**REQUIREMENT**:
Print the listing as it stands, omitting all images.
╭──
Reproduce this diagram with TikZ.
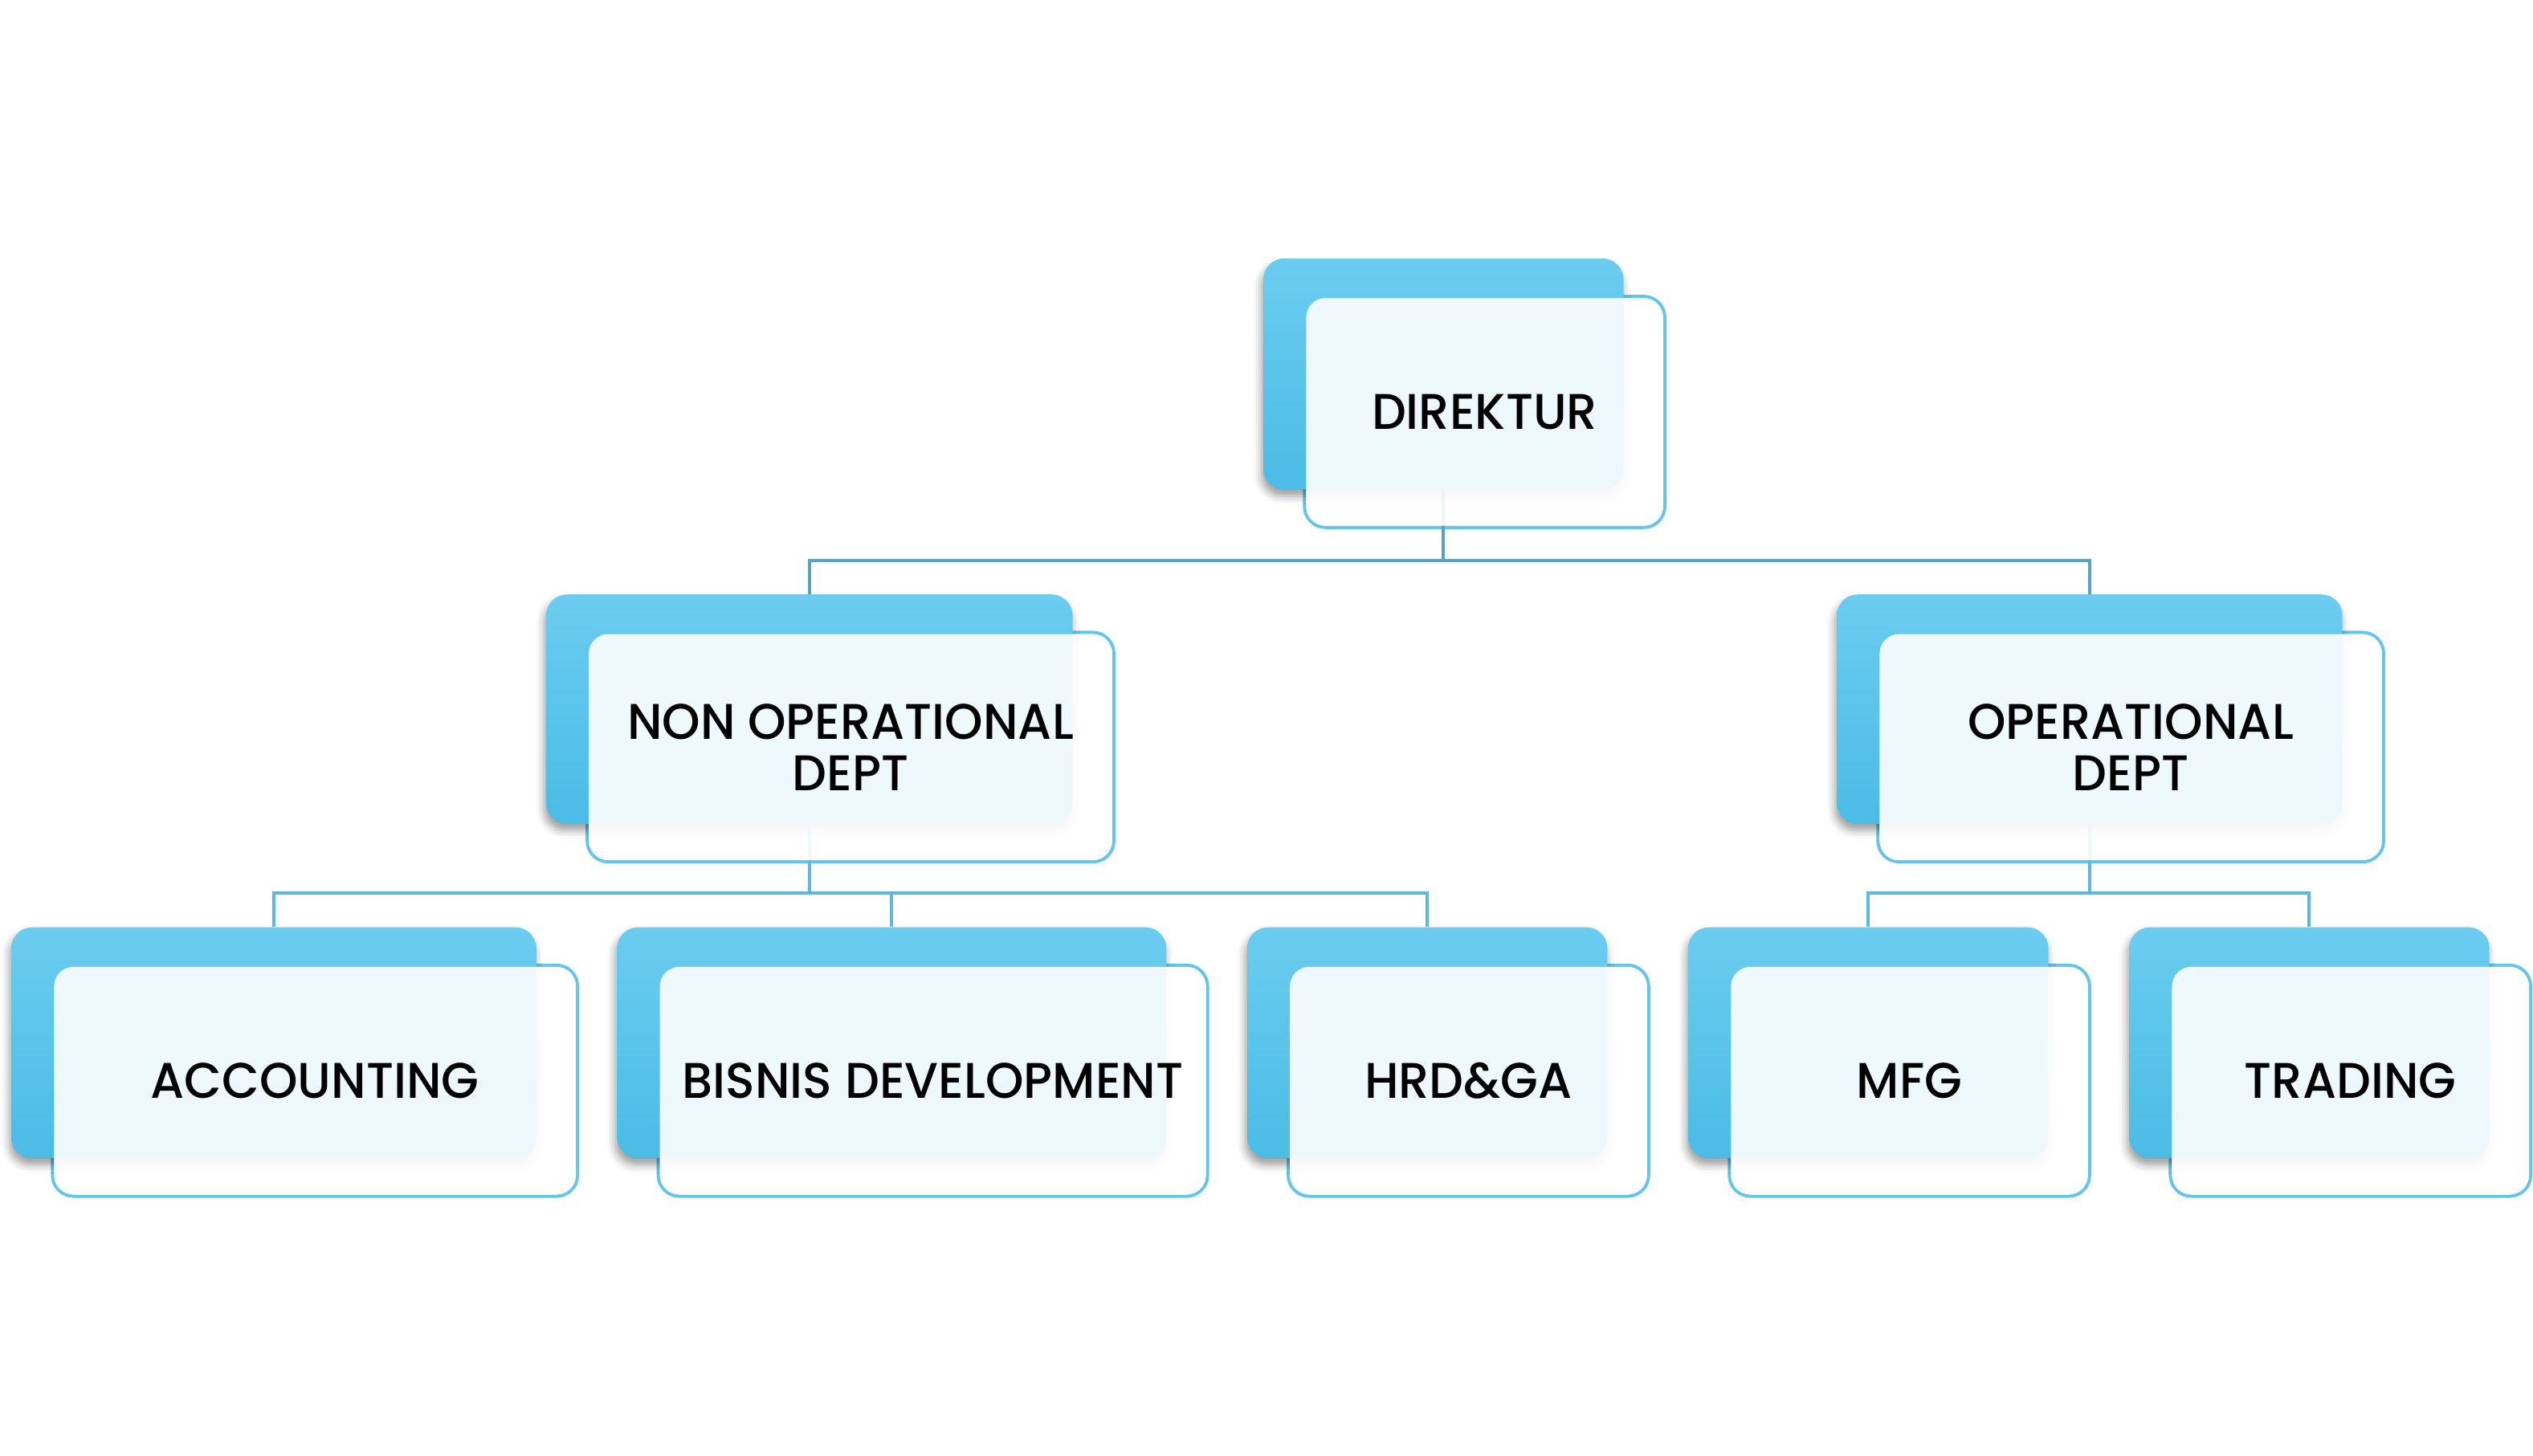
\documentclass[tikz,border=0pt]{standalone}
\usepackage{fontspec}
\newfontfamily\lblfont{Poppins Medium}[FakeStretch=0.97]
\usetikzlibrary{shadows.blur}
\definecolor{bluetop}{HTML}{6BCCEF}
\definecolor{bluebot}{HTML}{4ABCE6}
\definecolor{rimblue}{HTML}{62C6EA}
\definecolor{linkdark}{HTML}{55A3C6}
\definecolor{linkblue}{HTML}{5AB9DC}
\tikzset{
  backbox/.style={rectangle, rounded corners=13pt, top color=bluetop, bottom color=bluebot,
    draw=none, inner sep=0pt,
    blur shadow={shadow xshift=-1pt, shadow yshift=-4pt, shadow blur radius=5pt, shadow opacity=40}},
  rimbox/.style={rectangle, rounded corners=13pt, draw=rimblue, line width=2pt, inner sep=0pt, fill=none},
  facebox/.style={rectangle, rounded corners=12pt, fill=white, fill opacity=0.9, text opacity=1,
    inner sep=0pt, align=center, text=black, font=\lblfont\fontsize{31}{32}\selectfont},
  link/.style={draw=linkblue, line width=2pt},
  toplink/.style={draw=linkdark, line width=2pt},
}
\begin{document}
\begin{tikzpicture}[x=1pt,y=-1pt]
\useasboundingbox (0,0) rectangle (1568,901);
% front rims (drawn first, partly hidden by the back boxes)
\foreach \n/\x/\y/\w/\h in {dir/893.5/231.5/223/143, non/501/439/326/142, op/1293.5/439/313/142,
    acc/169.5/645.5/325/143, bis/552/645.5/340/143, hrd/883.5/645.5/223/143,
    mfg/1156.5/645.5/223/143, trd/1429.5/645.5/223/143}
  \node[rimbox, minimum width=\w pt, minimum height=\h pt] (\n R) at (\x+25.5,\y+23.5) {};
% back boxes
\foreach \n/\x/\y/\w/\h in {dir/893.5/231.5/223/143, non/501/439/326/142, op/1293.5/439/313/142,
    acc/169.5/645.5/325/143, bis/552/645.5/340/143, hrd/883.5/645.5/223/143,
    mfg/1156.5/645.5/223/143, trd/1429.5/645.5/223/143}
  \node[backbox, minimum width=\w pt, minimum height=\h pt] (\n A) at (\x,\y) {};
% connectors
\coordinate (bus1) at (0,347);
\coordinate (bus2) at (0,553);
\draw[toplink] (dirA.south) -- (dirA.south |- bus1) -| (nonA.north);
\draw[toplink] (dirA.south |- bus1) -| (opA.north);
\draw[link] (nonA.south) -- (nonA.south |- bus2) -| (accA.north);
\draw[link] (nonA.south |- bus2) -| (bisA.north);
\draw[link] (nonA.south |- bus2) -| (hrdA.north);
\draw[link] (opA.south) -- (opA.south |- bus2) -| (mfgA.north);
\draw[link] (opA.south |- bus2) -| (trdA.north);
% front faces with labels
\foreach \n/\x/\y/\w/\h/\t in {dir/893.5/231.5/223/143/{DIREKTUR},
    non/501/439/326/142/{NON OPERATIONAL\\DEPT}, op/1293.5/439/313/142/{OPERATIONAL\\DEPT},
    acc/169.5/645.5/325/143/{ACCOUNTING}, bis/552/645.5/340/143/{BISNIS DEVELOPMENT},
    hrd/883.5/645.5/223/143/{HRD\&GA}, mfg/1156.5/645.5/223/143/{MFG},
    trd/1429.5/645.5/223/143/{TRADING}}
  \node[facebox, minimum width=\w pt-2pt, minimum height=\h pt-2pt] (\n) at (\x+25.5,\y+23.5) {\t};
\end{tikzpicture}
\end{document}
╰──
**SOLUTION TO THE EXERCISE**:
Reproduce this diagram with TikZ.
\documentclass[tikz,border=0pt]{standalone}
\usepackage{fontspec}
\newfontfamily\lblfont{Poppins Medium}[FakeStretch=0.97]
\usetikzlibrary{shadows.blur}
\definecolor{bluetop}{HTML}{6BCCEF}
\definecolor{bluebot}{HTML}{4ABCE6}
\definecolor{rimblue}{HTML}{62C6EA}
\definecolor{linkdark}{HTML}{55A3C6}
\definecolor{linkblue}{HTML}{5AB9DC}
\tikzset{
  backbox/.style={rectangle, rounded corners=13pt, top color=bluetop, bottom color=bluebot,
    draw=none, inner sep=0pt,
    blur shadow={shadow xshift=-1pt, shadow yshift=-4pt, shadow blur radius=5pt, shadow opacity=40}},
  rimbox/.style={rectangle, rounded corners=13pt, draw=rimblue, line width=2pt, inner sep=0pt, fill=none},
  facebox/.style={rectangle, rounded corners=12pt, fill=white, fill opacity=0.9, text opacity=1,
    inner sep=0pt, align=center, text=black, font=\lblfont\fontsize{31}{32}\selectfont},
  link/.style={draw=linkblue, line width=2pt},
  toplink/.style={draw=linkdark, line width=2pt},
}
\begin{document}
\begin{tikzpicture}[x=1pt,y=-1pt]
\useasboundingbox (0,0) rectangle (1568,901);
% front rims (drawn first, partly hidden by the back boxes)
\foreach \n/\x/\y/\w/\h in {dir/893.5/231.5/223/143, non/501/439/326/142, op/1293.5/439/313/142,
    acc/169.5/645.5/325/143, bis/552/645.5/340/143, hrd/883.5/645.5/223/143,
    mfg/1156.5/645.5/223/143, trd/1429.5/645.5/223/143}
  \node[rimbox, minimum width=\w pt, minimum height=\h pt] (\n R) at (\x+25.5,\y+23.5) {};
% back boxes
\foreach \n/\x/\y/\w/\h in {dir/893.5/231.5/223/143, non/501/439/326/142, op/1293.5/439/313/142,
    acc/169.5/645.5/325/143, bis/552/645.5/340/143, hrd/883.5/645.5/223/143,
    mfg/1156.5/645.5/223/143, trd/1429.5/645.5/223/143}
  \node[backbox, minimum width=\w pt, minimum height=\h pt] (\n A) at (\x,\y) {};
% connectors
\coordinate (bus1) at (0,347);
\coordinate (bus2) at (0,553);
\draw[toplink] (dirA.south) -- (dirA.south |- bus1) -| (nonA.north);
\draw[toplink] (dirA.south |- bus1) -| (opA.north);
\draw[link] (nonA.south) -- (nonA.south |- bus2) -| (accA.north);
\draw[link] (nonA.south |- bus2) -| (bisA.north);
\draw[link] (nonA.south |- bus2) -| (hrdA.north);
\draw[link] (opA.south) -- (opA.south |- bus2) -| (mfgA.north);
\draw[link] (opA.south |- bus2) -| (trdA.north);
% front faces with labels
\foreach \n/\x/\y/\w/\h/\t in {dir/893.5/231.5/223/143/{DIREKTUR},
    non/501/439/326/142/{NON OPERATIONAL\\DEPT}, op/1293.5/439/313/142/{OPERATIONAL\\DEPT},
    acc/169.5/645.5/325/143/{ACCOUNTING}, bis/552/645.5/340/143/{BISNIS DEVELOPMENT},
    hrd/883.5/645.5/223/143/{HRD\&GA}, mfg/1156.5/645.5/223/143/{MFG},
    trd/1429.5/645.5/223/143/{TRADING}}
  \node[facebox, minimum width=\w pt-2pt, minimum height=\h pt-2pt] (\n) at (\x+25.5,\y+23.5) {\t};
\end{tikzpicture}
\end{document}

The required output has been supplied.